Perinatal hypoxic/ischemic encephalopathy: clinical challenge and experimental implications

Abstract

Perinatal asphyxia is an important cause of neonatal mortality and subsequent sequelae. Striatum, richly innervated by nigrostriatal dopaminergic projections, is susceptible to perinatal insults. Measuring the cerebral cortical oxygen pressure and striatal extracellular dopamine in the striatum in piglets under different kinds and degrees of hypoxia/ischemia insult, the changes of extracellular striatal dopamine were found to be more related to the changes in blood pressure than with cortical oxygen pressure. After asphyxia, cortical oxygen pressure was significantly higher in piglets breathing 100% O2 than in those breathing 21% O2. Two hours after reoxygenation, there was a secondary release of more dopamine in piglets ventilated with 100% O2 than in those with 21% O2. Although 100% FiO2 after asphyxia increases more cortical oxygenation, it also results in poorer recovery in dopamine metabolism and higher secondary release of striatal dopamine, which may exacerbate post-hypoxic cerebral injury. Striatal lesions may strongly be related with levels of extracellular dopamine during different degrees and kinds of insults. The study of the urine 1H-NMR spectra in newborns within six hours after birth demonstrated that the lactate/creatinine ratio in newborns with subsequent hypoxic-ischemic encephalopathy was significantly higher than in those with perinatal distress only and in normal newborns.
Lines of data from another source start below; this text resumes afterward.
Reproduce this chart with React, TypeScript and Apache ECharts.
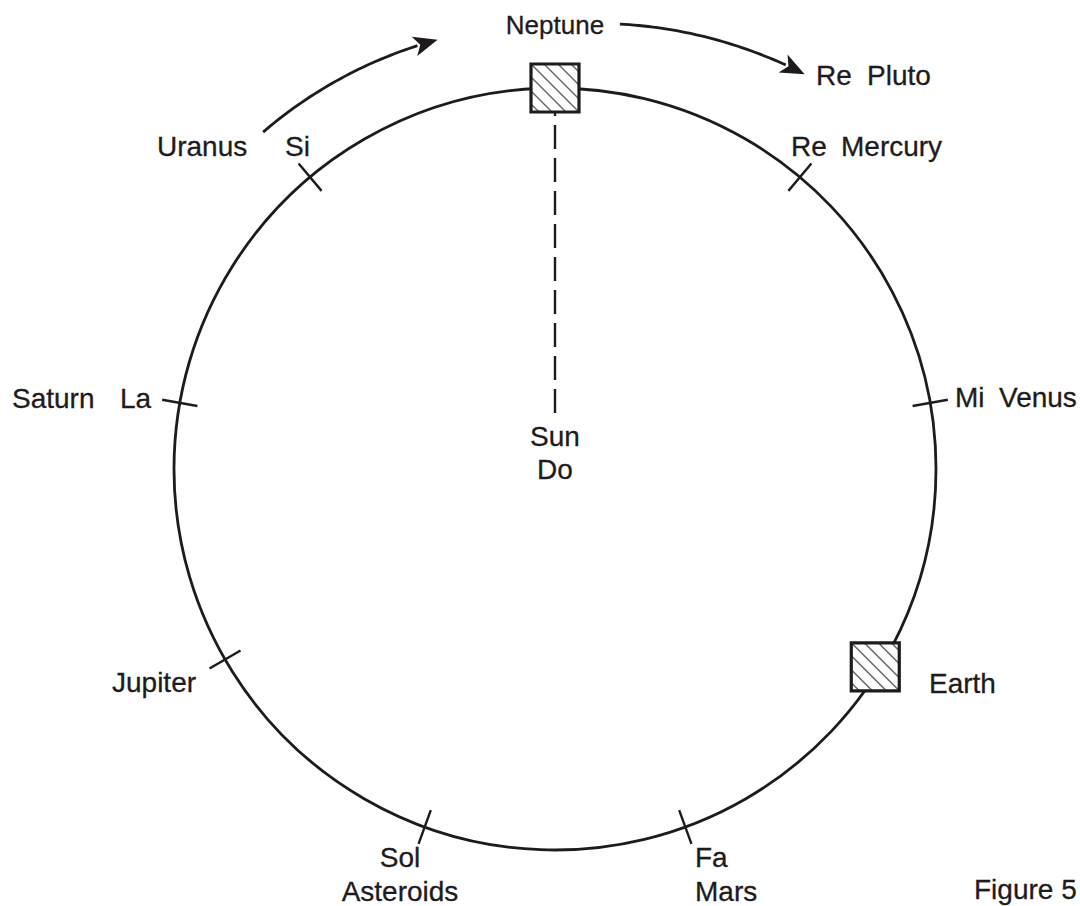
import React, { useEffect, useRef } from "react";
import * as echarts from "echarts";

// ---- data ----
// tick marks on the orbit circle (angle in degrees, clockwise from top)
const tickAngles = [40, 80, 160, 200, 240, 280, 320];
// hatched squares: [radius, angle]
const squareStations = [
  [1, 0],
  [0.988, 121.7],
];
// dashed radius from Sun towards Neptune: [radius, angle]
const dashedLine = [
  [0.147, 0],
  [0.937, 0],
];
// curved arrows: [r0, a0, r1, a1] (tip at r1, a1)
const arrows = [
  [1.17, 319.1, 1.168, 344.7],
  [1.18, 8.3, 1.226, 32.3],
];
// labels
const labelTexts = [
  "Neptune",
  "Re", "Pluto",
  "Uranus", "Si",
  "Re", "Mercury",
  "Saturn", "La",
  "Mi", "Venus",
  "Sun", "Do",
  "Earth",
  "Jupiter",
  "Sol", "Asteroids",
  "Fa", "Mars",
  "Figure 5",
];

// ---- layout (x, baseline y, align, fontSize) ----
const labelLayout: [number, number, string, number][] = [
  [555, 34, "center", 26],
  [816, 85, "left", 28], [867, 85, "left", 28],
  [157, 156, "left", 28], [285, 156, "left", 28],
  [791, 156, "left", 28], [841, 156, "left", 28],
  [12, 408, "left", 28], [120, 408, "left", 28],
  [955, 407, "left", 28], [999, 407, "left", 28],
  [555, 446, "center", 28], [555, 479, "center", 28],
  [929, 693, "left", 28],
  [112, 692, "left", 28],
  [400, 867, "center", 28], [400, 901, "center", 28],
  [695, 867, "left", 28], [695, 901, "left", 28],
  [974, 899, "left", 28],
];

const INK = "#1f1b1c";
const FONT = '"Liberation Sans", Arial, Helvetica, sans-serif';

export default function App() {
  const ref = useRef<HTMLDivElement>(null);
  useEffect(() => {
    if (!ref.current) return;
    const chart = echarts.init(ref.current, undefined, { renderer: "svg" });

    const graphics = labelTexts.map((t, i) => {
      const [x, yb, align, fs] = labelLayout[i];
      return {
        type: "text",
        x,
        y: yb - fs * 0.3465,
        style: {
          text: t,
          fill: INK,
          font: `${fs}px ${FONT}`,
          textAlign: align,
          textVerticalAlign: "middle",
          stroke: INK,
          lineWidth: 0.3,
        },
      };
    });

    const SQ = 48;
    const hatchOffsets = [-40, -27, -13, 0, 13, 27, 40];

    chart.setOption({
      animation: false,
      backgroundColor: "#ffffff",
      polar: { center: [555, 469], radius: 381 },
      angleAxis: {
        type: "value",
        min: 0,
        max: 360,
        startAngle: 90,
        clockwise: true,
        axisLine: { show: true, lineStyle: { color: INK, width: 2.8 } },
        axisTick: { show: false },
        axisLabel: { show: false },
        splitLine: { show: false },
      },
      radiusAxis: {
        type: "value",
        min: 0,
        max: 1,
        axisLine: { show: false },
        axisTick: { show: false },
        axisLabel: { show: false },
        splitLine: { show: false },
      },
      series: [
        {
          type: "custom",
          coordinateSystem: "polar",
          clip: false,
          data: tickAngles.map((a) => [1, a]),
          renderItem: (params: any, api: any) => {
            const a = api.value(1);
            const p1 = api.coord([1 - 0.047, a]);
            const p2 = api.coord([1 + 0.047, a]);
            return {
              type: "line",
              shape: { x1: p1[0], y1: p1[1], x2: p2[0], y2: p2[1] },
              style: { stroke: INK, lineWidth: 2.4 },
            };
          },
        },
        {
          type: "line",
          coordinateSystem: "polar",
          data: dashedLine,
          symbol: "none",
          silent: true,
          lineStyle: { color: INK, width: 2.4, type: [24, 9] },
        },
        {
          type: "custom",
          coordinateSystem: "polar",
          clip: false,
          data: squareStations,
          renderItem: (params: any, api: any) => {
            const c = api.coord([api.value(0), api.value(1)]);
            const x0 = c[0] - SQ / 2;
            const y0 = c[1] - SQ / 2;
            const children: any[] = [
              {
                type: "rect",
                shape: { x: x0, y: y0, width: SQ, height: SQ },
                style: { fill: "#ffffff", stroke: "none" },
              },
            ];
            hatchOffsets.forEach((off) => {
              const u1 = Math.max(0, off);
              const u2 = Math.min(SQ, SQ + off);
              children.push({
                type: "line",
                shape: { x1: x0 + u1, y1: y0 + u1 - off, x2: x0 + u2, y2: y0 + u2 - off },
                style: { stroke: "#666666", lineWidth: 1.5 },
              });
            });
            children.push({
              type: "rect",
              shape: { x: x0, y: y0, width: SQ, height: SQ },
              style: { fill: "none", stroke: INK, lineWidth: 3.2 },
            });
            return { type: "group", children };
          },
        },
        {
          type: "custom",
          coordinateSystem: "polar",
          clip: false,
          data: arrows,
          renderItem: (params: any, api: any) => {
            const r0 = api.value(0), a0 = api.value(1), r1 = api.value(2), a1 = api.value(3);
            const N = 40;
            const pts: number[][] = [];
            for (let k = 0; k <= N; k++) {
              const t = k / N;
              pts.push(api.coord([r0 + (r1 - r0) * t, a0 + (a1 - a0) * t]));
            }
            const tip = pts[N];
            const prev = pts[N - 3];
            const dx = tip[0] - prev[0];
            const dy = tip[1] - prev[1];
            const len = Math.sqrt(dx * dx + dy * dy);
            const ux = dx / len, uy = dy / len;
            const HL = 24, HW = 10;
            const bx = tip[0] - ux * HL, by = tip[1] - uy * HL;
            const shaft: number[][] = [];
            for (let k = 0; k <= N; k++) {
              const p = pts[k];
              const proj = (p[0] - bx) * ux + (p[1] - by) * uy;
              if (proj < 2) shaft.push(p);
            }
            shaft.push([bx + ux * 3, by + uy * 3]);
            return {
              type: "group",
              children: [
                {
                  type: "polyline",
                  shape: { points: shaft },
                  style: { stroke: INK, lineWidth: 2.8, fill: "none" },
                },
                {
                  type: "polygon",
                  shape: {
                    points: [
                      tip,
                      [bx - uy * HW, by + ux * HW],
                      [bx + ux * 6, by + uy * 6],
                      [bx + uy * HW, by - ux * HW],
                    ],
                  },
                  style: { fill: INK, stroke: "none" },
                },
              ],
            };
          },
        },
      ],
      graphic: { elements: graphics },
    });

    return () => chart.dispose();
  }, []);

  return (
    <div
      ref={ref}
      style={{ position: "absolute", left: 0, top: 0, width: 1080, height: 906, background: "#fff" }}
    />
  );
}
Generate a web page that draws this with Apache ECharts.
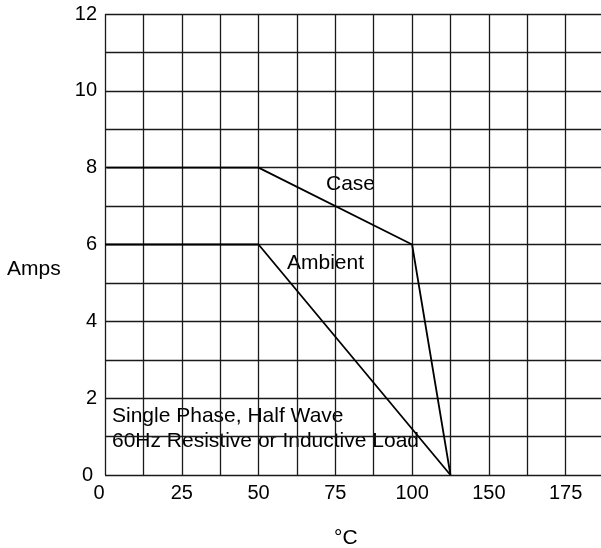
<!DOCTYPE html>
<html>
<head>
<meta charset="utf-8">
<script src="https://cdn.jsdelivr.net/npm/echarts@6/dist/echarts.min.js"></script>
<style>
  html, body { margin: 0; padding: 0; background: #fff; }
  #chart { width: 601px; height: 548px; }
</style>
</head>
<body>
<div id="chart"></div>
<script>
// x positions are in the axis' own linear units; tick labels printed as on the sheet
const caseX = [0.5, 50, 100, 112.5]
const caseY = [8, 8, 6, 0]
const ambientX = [0, 50, 112.5]
const ambientY = [6, 6, 0]
const xTickPos = [0, 25, 50, 75, 100, 125, 150]
const xTickLabels = ['0', '25', '50', '75', '100', '150', '175']
const yTickLabels = ['0', '2', '4', '6', '8', '10', '12']

const font = 'Liberation Sans, Arial, sans-serif'

const toPairs = (xs, ys) => xs.map((x, i) => [x, ys[i]])

const option = {
  animation: false,
  backgroundColor: '#fff',
  grid: { left: 105, top: 14, width: 499, bottom: 73, outerBoundsMode: 'none', containLabel: false },
  xAxis: {
    type: 'value',
    min: 0,
    max: 162.5,
    interval: 12.5,
    axisLine: { show: false },
    axisTick: { show: false },
    axisLabel: {
      margin: 8,
      color: '#000',
      fontSize: 20,
      fontFamily: font,
      formatter: v => {
        const i = xTickPos.indexOf(v)
        if (i < 0) return ''
        return i === 0 ? '{z|0}' : xTickLabels[i]
      },
      rich: { z: { fontSize: 20, fontFamily: font, color: '#000', padding: [0, 12, 0, 0] } }
    },
    splitLine: { show: true, lineStyle: { color: '#1a1a1a', width: 1.3 } }
  },
  yAxis: {
    type: 'value',
    min: 0,
    max: 12,
    interval: 1,
    axisLine: { show: false },
    axisTick: { show: false },
    axisLabel: {
      margin: 8,
      color: '#000',
      fontSize: 20,
      fontFamily: font,
      formatter: v => {
        if (v % 2 !== 0) return ''
        return v === 0 ? '{z|0}' : yTickLabels[v / 2]
      },
      rich: { z: { fontSize: 20, fontFamily: font, color: '#000', padding: [0, 4, 0, 0] } }
    },
    splitLine: { show: true, lineStyle: { color: '#1a1a1a', width: 1.3 } }
  },
  series: [
    {
      name: 'Case',
      type: 'line',
      data: toPairs(caseX, caseY),
      symbol: 'none',
      lineStyle: { color: '#000', width: 1.8 }
    },
    {
      name: 'Ambient',
      type: 'line',
      data: toPairs(ambientX, ambientY),
      symbol: 'none',
      lineStyle: { color: '#000', width: 1.8 }
    }
  ],
  graphic: [
    { type: 'text', left: 7, top: 259, style: { text: 'Amps', fill: '#000', font: '21px ' + font } },
    { type: 'text', left: 334, top: 528, style: { text: '°C', fill: '#000', font: '21px ' + font } },
    { type: 'text', left: 326, top: 174, style: { text: 'Case', fill: '#000', font: '21px ' + font } },
    { type: 'text', left: 287, top: 253, style: { text: 'Ambient', fill: '#000', font: '21px ' + font } },
    { type: 'text', left: 112, top: 406, style: { text: 'Single Phase, Half Wave', fill: '#000', font: '21px ' + font } },
    { type: 'text', left: 112, top: 431, style: { text: '60Hz Resistive or Inductive Load', fill: '#000', font: '21px ' + font } }
  ]
}

const chart = echarts.init(document.getElementById('chart'))
chart.setOption(option)
</script>
</body>
</html>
The urine lactate/creatinine ratio in newborns with perinatal distress only was also significantly higher than that in normal newborns. The levels of urinary lactate/creatinine by 1H-NMR spectroscopy within six hours after birth correlates well with subsequent hypoxic-ischemic encephalopathy. The characteristics of urine 1H-NMR spectra can be sensitively and specifically used to identify early after birth for the asphyxiated newborns with potential subsequent hypoxic-ischemic encephalopathy.